Saturday 8 December 2018

It is always my body first

Remembering the times
Some 18 months ago, I attended a neurocognitive clinic out of concern for a long-term condition along with the possible long-term effects of the medication I was on. Now, I know from research that many barely tolerate this medication, whilst I have adjusted well to it over my 8 years of using it.
In the past two years too, the consultants have been incessantly persuading me to consider switching to newer lines of medication with lesser presumably lesser side effects and more efficacy. Beneath that concern for me was cost, for years ago, I had been switched to a generic and more affordable medication, which is prophylactic towards a recurring condition I have not been able to shake off.
Change your medicine
The HAND test suggested I had folic acid deficiency anaemia, the readings of which since then have fluctuated between satisfactory and concerning, it is best boosted through diet, but there might be a need for a booster shot at my doctor’s. That need has not yet arisen.
Eventually, I relented choosing from 4 drug options one that would not change my pill burden thus resulting in changing my lifestyle and other routines for a frequent traveller consultant. The only benefit that came with this medication was I could take it with meals.
Beginning in the second week of October, I was given a two-month prescription for review in two weeks. I opened a diary for a daily record of how I felt using the medication and in the 17 days to the first review, I probably had one happy day.
Days of avoidable horror
Unexplained aches in my joints and head, excessive flatulence, constipation and insomnia were the recurrent events. Two rather vivid dreams killed every prospect of catching any sleep for the nights that had those nightmares, it was beginning to affect my productivity at work. Then I stepped on my weighing scales to note that I was close to my heaviest weight in 6 years.

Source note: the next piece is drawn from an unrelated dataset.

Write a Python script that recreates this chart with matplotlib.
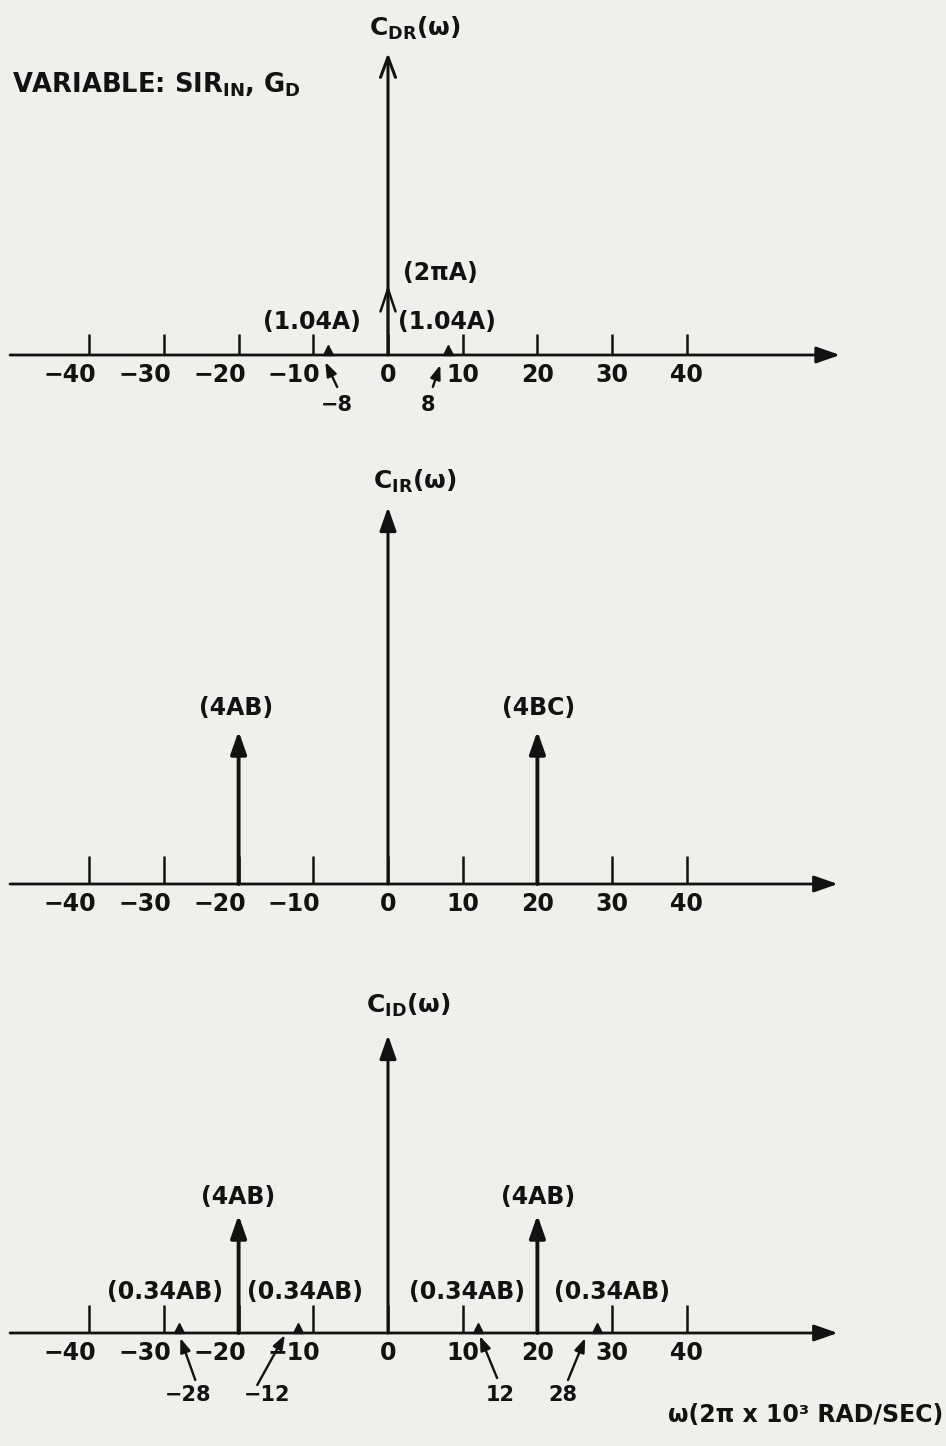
import matplotlib

matplotlib.use("Agg")

import matplotlib.pyplot as plt
import matplotlib.transforms as mtransforms

plt.rcParams["font.family"] = ["DejaVu Sans"]
plt.rcParams["font.weight"] = "bold"
plt.rcParams["mathtext.default"] = "bf"

INK = "#121212"
PAPER = "#efefec"

# frequency axis (units of 2*pi*10^3 rad/sec)
TICKS = [-40, -30, -20, -10, 0, 10, 20, 30, 40]
TICK_LABELS = ["\u221240", "\u221230", "\u221220", "\u221210", "0", "10", "20", "30", "40"]

# C_DR(w): impulse positions, relative heights, labels
DR_FREQS = [-8, 0, 8]
DR_HEIGHTS = [10, 70, 10]
DR_LABELS = ["(1.04A)", "(2\u03c0A)", "(1.04A)"]
DR_MARKED = [-8, 8]

# C_IR(w)
IR_FREQS = [-20, 20]
IR_HEIGHTS = [153, 153]
IR_LABELS = ["(4AB)", "(4BC)"]

# C_ID(w)
ID_FREQS = [-28, -20, -12, 12, 20, 28]
ID_HEIGHTS = [10, 118, 10, 10, 118, 10]
ID_LABELS = ["(0.34AB)", "(4AB)", "(0.34AB)", "(0.34AB)", "(4AB)", "(0.34AB)"]
ID_MARKED = [-28, -12, 12, 28]

FIG_W, FIG_H = 946, 1446
PX_PER_UNIT = 7.47
ZERO_PX = 388


def fmt(v):
    return f"{v}".replace("-", "\u2212")


def setup_axes(fig, top_px, bottom_px, base_px):
    ax = fig.add_axes([0, 1 - bottom_px / FIG_H, 1, (bottom_px - top_px) / FIG_H])
    ax.set_xlim(-ZERO_PX / PX_PER_UNIT, (FIG_W - ZERO_PX) / PX_PER_UNIT)
    ax.set_ylim(-(bottom_px - base_px), base_px - top_px)
    ax.set_facecolor("none")
    for side in ("top", "right", "left"):
        ax.spines[side].set_visible(False)
    ax.spines["bottom"].set_position(("data", 0))
    ax.spines["bottom"].set_visible(False)
    ax.set_yticks([])
    return ax


def draw_panel(ax, title, freqs, heights, labels, label_dx, label_dy,
               axis_top, axis_end, tick_len, title_xy, marks, head_fill=True):
    # horizontal axis with arrow
    ax.annotate("", xy=(axis_end, 0), xytext=(-50.6, 0),
                arrowprops=dict(arrowstyle="-|>,head_length=0.8,head_width=0.28",
                                lw=2.0, color=INK, mutation_scale=18,
                                shrinkA=0, shrinkB=0))
    ax.set_xticks(TICKS)
    ax.set_xticklabels(TICK_LABELS)
    ax.tick_params(axis="x", direction="in", length=tick_len, width=1.8,
                   colors=INK, labelsize=17, pad=6)
    shift = mtransforms.ScaledTranslation(-19 / 100, 0, ax.figure.dpi_scale_trans)
    for lab, t in zip(ax.get_xticklabels(), TICKS):
        if t < 0:
            lab.set_transform(lab.get_transform() + shift)

    # vertical axis
    if head_fill:
        style = "-|>,head_length=0.8,head_width=0.28"
    else:
        style = "->,head_length=0.8,head_width=0.3"
    ax.annotate("", xy=(0, axis_top), xytext=(0, 0),
                arrowprops=dict(arrowstyle=style, lw=2.2, color=INK,
                                mutation_scale=18, shrinkA=0, shrinkB=0))
    ax.text(title_xy[0], title_xy[1], title, fontsize=18, color=INK,
            ha="center", va="center")

    # impulses
    for f, h, lab, dx, dy in zip(freqs, heights, labels, label_dx, label_dy):
        if h > 40:
            if f == 0 and not head_fill:
                ax.annotate("", xy=(f, h), xytext=(f, 0),
                            arrowprops=dict(arrowstyle="->,head_length=0.9,head_width=0.3",
                                            lw=1.8, color=INK, mutation_scale=18,
                                            shrinkA=0, shrinkB=0))
            else:
                ax.annotate("", xy=(f, h), xytext=(f, 0),
                            arrowprops=dict(arrowstyle="-|>,head_length=0.8,head_width=0.28",
                                            lw=2.8, color=INK, mutation_scale=17,
                                            shrinkA=0, shrinkB=0))
        else:
            ax.plot([f], [h / 2], marker="^", ms=7, color=INK, mec=INK, lw=0)
        ax.text(f + dx, h + dy, lab, fontsize=17, color=INK, ha="center", va="center")

    # small frequency markers below the axis
    for f, (tip_dx, tip_y, tail_dx, tail_y, lab_dx, lab_y) in marks:
        ax.annotate("", xy=(f + tip_dx, tip_y), xytext=(f + tail_dx, tail_y),
                    arrowprops=dict(arrowstyle="-|>,head_length=0.6,head_width=0.22",
                                    lw=1.7, color=INK, mutation_scale=14,
                                    shrinkA=0, shrinkB=0))
        ax.text(f + lab_dx, lab_y, fmt(f), fontsize=15, color=INK,
                ha="center", va="center")


fig = plt.figure(figsize=(FIG_W / 100, FIG_H / 100), dpi=100)
fig.patch.set_facecolor(PAPER)

# panel 1: C_DR
ax1 = setup_axes(fig, 0, 440, 355)
dr_geom = [(-0.4, -7, 1.2, -32, 1.2, -50), (-1.0, -10, -2.0, -32, -2.6, -50)]
draw_panel(ax1, r"$C_{DR}(\omega)$", DR_FREQS, DR_HEIGHTS, DR_LABELS,
           [-2.2, 7.0, -0.1], [23, 12, 23], 302, 60.5, 15, (3.6, 327),
           list(zip(DR_MARKED, dr_geom)), head_fill=False)
ax1.text(-50.3, 270, r"VARIABLE: SIR$_{IN}$, G$_{D}$", fontsize=18.5,
         color=INK, ha="left", va="center")

# panel 2: C_IR
ax2 = setup_axes(fig, 440, 960, 884)
draw_panel(ax2, r"$C_{IR}(\omega)$", IR_FREQS, IR_HEIGHTS, IR_LABELS,
           [-0.3, 0.1], [23, 23], 377, 60.2, 20, (3.6, 403), [])

# panel 3: C_ID
ax3 = setup_axes(fig, 960, 1446, 1333)
id_geom = [(0.2, -5, 2.2, -47, 1.2, -62), (-1.8, -2, -5.5, -52, -4.2, -62),
           (0.3, -3, 2.6, -45, 3.0, -62), (-1.6, -5, -3.9, -47, -4.6, -62)]
draw_panel(ax3, r"$C_{ID}(\omega)$", ID_FREQS, ID_HEIGHTS, ID_LABELS,
           [-1.9, -0.1, 0.9, -1.4, 0.1, 2.0], [31, 18, 31, 31, 18, 31],
           298, 60.2, 20, (2.7, 328), list(zip(ID_MARKED, id_geom)))
ax3.text(0.997, -82, "\u03c9(2\u03c0 x 10\u00b3 RAD/SEC)", fontsize=17, color=INK,
         ha="right", va="center", transform=ax3.get_yaxis_transform())

fig.savefig("out.png", dpi=100, facecolor=PAPER)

At the review, I told them that the 17 days was insufficient a timeframe to make the decision to send me off with a 6-month prescription on the new medication, I wanted us to conduct another review in 4 weeks.
The issue of my memory concerns was brought up a few times, much as I had noticed memory lapses, I had created compensatory efforts to mitigate those shortcomings. Besides, if the decision to change my medication was to be predicated on my presumed failing memory, then another HAND test should have been conducted to ascertain from the original if there was a deterioration in cognitive function. That had not been done, and so to my mind, the premise on memory was completely flawed.
Not working for me
I maintained my diary for 44 days and submitted a 44-page documentation of my toleration of the new medication, it was not working for me and I wanted to be put back on my original medication. Recidivism from this new line drugs is recorded in research at over 50%, they are not as tolerated for the self-same side-effects we are told are fewer and more manageable than we find with our original drugs.
When I next spoke with the specialist, she was offering another line of drugs and I was having none of it, not another 7 weeks of being a guinea pig of drug tolerance, with the time from my original medication increasing to a point where it might lose efficacy, or I might have built resistance to it. I remonstrated to a state of distress that I do not intend to be presented prospective drugs à la carte menu to find out what works for me, I already know what has worked for 8 years.
Done with playing guinea pig
That, I believe was enough to convince the specialist to put me back on my old medication until my next consultation in April.
Apart from the first night of use, my old medication has brought back some of my sparkle and banished all those rotten side-effects. For, whilst a doctor might know what is good for you, you alone can know what works for you. Sometimes, you must be as forceful as you can be to have that viewpoint noticed and acted upon for your own benefit.
At the back of your mind, this must be the resounding mantra, “It is my body first before it is your guinea pig.